═════ Collected material ═════

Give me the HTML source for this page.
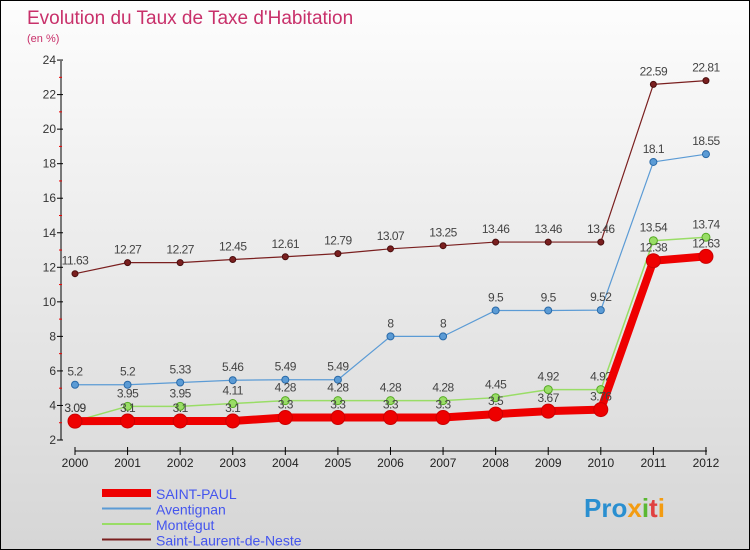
<!DOCTYPE html>
<html><head><meta charset="utf-8"><style>
body{margin:0}
#c{width:748px;height:548px;border:1px solid #000;background:linear-gradient(#fdfdfd,#d6d6d6);position:relative;font-family:"Liberation Sans",sans-serif;overflow:hidden}
</style></head><body>
<div id="c">
<svg id="s" width="748" height="548"></svg>
</div>
<script>
const years=["2000","2001","2002","2003","2004","2005","2006","2007","2008","2009","2010","2011","2012"];
const saintPaul=[3.09,3.1,3.1,3.1,3.3,3.3,3.3,3.3,3.5,3.67,3.76,12.38,12.63];
const aventignan=[5.2,5.2,5.33,5.46,5.49,5.49,8,8,9.5,9.5,9.52,18.1,18.55];
const montegut=[3.09,3.95,3.95,4.11,4.28,4.28,4.28,4.28,4.45,4.92,4.92,13.54,13.74];
const saintLaurent=[11.63,12.27,12.27,12.45,12.61,12.79,13.07,13.25,13.46,13.46,13.46,22.59,22.81];
const yTicks=[2,4,6,8,10,12,14,16,18,20,22,24];
const s=document.getElementById('s');const NS="http://www.w3.org/2000/svg";
function X(i){return 74+i*52.58}
function Y(v){return 439-(v-2)*17.27}
function el(t,a,p){const e=document.createElementNS(NS,t);for(const k in a)e.setAttribute(k,a[k]);(p||s).appendChild(e);return e}
function txt(x,y,str,a,p){const e=el('text',Object.assign({x:x,y:y},a),p);e.textContent=str;return e}
let t=txt(26,23,"Evolution du Taux de Taxe d'Habitation",{fill:"#c8306a","font-size":19});


t=txt(26,41,"(en %)",{fill:"#c8306a","font-size":11});


let ax=el('line',{x1:60,y1:60,x2:60,y2:439,stroke:"#000"});


ax=el('line',{x1:74,y1:450,x2:706,y2:450,stroke:"#000"});


yTicks.forEach(v=>{el('line',{x1:56,x2:62,y1:Y(v),y2:Y(v),stroke:"#000"});
 if(v<24)el('line',{x1:58,x2:61,y1:Y(v+1),y2:Y(v+1),stroke:"#e00"});
 const l=txt(55,Y(v)+4,String(v),{fill:"#333","font-size":12,"text-anchor":"end"});
 
 });
years.forEach((y,i)=>{el('line',{x1:X(i),x2:X(i),y1:446,y2:454,stroke:"#000"});
 const l=txt(X(i),466,y,{fill:"#222","font-size":12,"text-anchor":"middle"});
 
 });
function series(data,color,dark,w,r,name,labOff){
 const g=el('g',{});
 
 
 el('polyline',{points:data.map((v,i)=>X(i)+","+Y(v)).join(" "),fill:"none",stroke:color,"stroke-width":w,"stroke-linejoin":"round"},g);
 data.forEach((v,i)=>{const c=el('circle',{cx:X(i),cy:Y(v),r:r,fill:color,stroke:dark,"stroke-width":1},g);
  
  
  const l=txt(X(i),Y(v)+labOff,String(v),{fill:"#444","font-size":12,"text-anchor":"middle","letter-spacing":"-0.5"},g);
  
  });
}
series(saintLaurent,"#7a1f1f","#4a0e0e",1.2,3,"saint-laurent-series",-9);
series(aventignan,"#5b9bd5","#2a6aa8",1.2,3.5,"aventignan-series",-9);
series(montegut,"#99dd66","#55aa22",1.5,4,"montegut-series",-9);
series(saintPaul,"#ee0000","#cc0000",8,7,"saint-paul-series",-9);
const leg=[["SAINT-PAUL","#ee0000",8],["Aventignan","#5b9bd5",2],["Montégut","#99dd66",2],["Saint-Laurent-de-Neste","#7a1f1f",2]];
leg.forEach((l,i)=>{const y=493+i*15.5;const g=el('g',{});
 
 
 el('line',{x1:101,x2:150,y1:y-1,y2:y-1,stroke:l[1],"stroke-width":l[2]},g);
 txt(155,y+5,l[0],{fill:"#4455ee","font-size":14},g);});
const logo=el('text',{x:583,y:516,"font-size":26,"font-weight":"bold"});


[["Pro","#2a8fd0"],["x","#f39c12"],["i","#5bb832"],["t","#e04040"],["i","#f39c12"]].forEach(p=>{const ts=el('tspan',{fill:p[1]},logo);ts.textContent=p[0];});
</script>
</body></html>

═════

Task.
Write out each line of the data exactly; the images should be left out.

Problem solution.
Give me the HTML source for this page.
<!DOCTYPE html>
<html><head><meta charset="utf-8"><style>
body{margin:0}
#c{width:748px;height:548px;border:1px solid #000;background:linear-gradient(#fdfdfd,#d6d6d6);position:relative;font-family:"Liberation Sans",sans-serif;overflow:hidden}
</style></head><body>
<div id="c">
<svg id="s" width="748" height="548"></svg>
</div>
<script>
const years=["2000","2001","2002","2003","2004","2005","2006","2007","2008","2009","2010","2011","2012"];
const saintPaul=[3.09,3.1,3.1,3.1,3.3,3.3,3.3,3.3,3.5,3.67,3.76,12.38,12.63];
const aventignan=[5.2,5.2,5.33,5.46,5.49,5.49,8,8,9.5,9.5,9.52,18.1,18.55];
const montegut=[3.09,3.95,3.95,4.11,4.28,4.28,4.28,4.28,4.45,4.92,4.92,13.54,13.74];
const saintLaurent=[11.63,12.27,12.27,12.45,12.61,12.79,13.07,13.25,13.46,13.46,13.46,22.59,22.81];
const yTicks=[2,4,6,8,10,12,14,16,18,20,22,24];
const s=document.getElementById('s');const NS="http://www.w3.org/2000/svg";
function X(i){return 74+i*52.58}
function Y(v){return 439-(v-2)*17.27}
function el(t,a,p){const e=document.createElementNS(NS,t);for(const k in a)e.setAttribute(k,a[k]);(p||s).appendChild(e);return e}
function txt(x,y,str,a,p){const e=el('text',Object.assign({x:x,y:y},a),p);e.textContent=str;return e}
let t=txt(26,23,"Evolution du Taux de Taxe d'Habitation",{fill:"#c8306a","font-size":19});


t=txt(26,41,"(en %)",{fill:"#c8306a","font-size":11});


let ax=el('line',{x1:60,y1:60,x2:60,y2:439,stroke:"#000"});


ax=el('line',{x1:74,y1:450,x2:706,y2:450,stroke:"#000"});


yTicks.forEach(v=>{el('line',{x1:56,x2:62,y1:Y(v),y2:Y(v),stroke:"#000"});
 if(v<24)el('line',{x1:58,x2:61,y1:Y(v+1),y2:Y(v+1),stroke:"#e00"});
 const l=txt(55,Y(v)+4,String(v),{fill:"#333","font-size":12,"text-anchor":"end"});
 
 });
years.forEach((y,i)=>{el('line',{x1:X(i),x2:X(i),y1:446,y2:454,stroke:"#000"});
 const l=txt(X(i),466,y,{fill:"#222","font-size":12,"text-anchor":"middle"});
 
 });
function series(data,color,dark,w,r,name,labOff){
 const g=el('g',{});
 
 
 el('polyline',{points:data.map((v,i)=>X(i)+","+Y(v)).join(" "),fill:"none",stroke:color,"stroke-width":w,"stroke-linejoin":"round"},g);
 data.forEach((v,i)=>{const c=el('circle',{cx:X(i),cy:Y(v),r:r,fill:color,stroke:dark,"stroke-width":1},g);
  
  
  const l=txt(X(i),Y(v)+labOff,String(v),{fill:"#444","font-size":12,"text-anchor":"middle","letter-spacing":"-0.5"},g);
  
  });
}
series(saintLaurent,"#7a1f1f","#4a0e0e",1.2,3,"saint-laurent-series",-9);
series(aventignan,"#5b9bd5","#2a6aa8",1.2,3.5,"aventignan-series",-9);
series(montegut,"#99dd66","#55aa22",1.5,4,"montegut-series",-9);
series(saintPaul,"#ee0000","#cc0000",8,7,"saint-paul-series",-9);
const leg=[["SAINT-PAUL","#ee0000",8],["Aventignan","#5b9bd5",2],["Montégut","#99dd66",2],["Saint-Laurent-de-Neste","#7a1f1f",2]];
leg.forEach((l,i)=>{const y=493+i*15.5;const g=el('g',{});
 
 
 el('line',{x1:101,x2:150,y1:y-1,y2:y-1,stroke:l[1],"stroke-width":l[2]},g);
 txt(155,y+5,l[0],{fill:"#4455ee","font-size":14},g);});
const logo=el('text',{x:583,y:516,"font-size":26,"font-weight":"bold"});


[["Pro","#2a8fd0"],["x","#f39c12"],["i","#5bb832"],["t","#e04040"],["i","#f39c12"]].forEach(p=>{const ts=el('tspan',{fill:p[1]},logo);ts.textContent=p[0];});
</script>
</body></html>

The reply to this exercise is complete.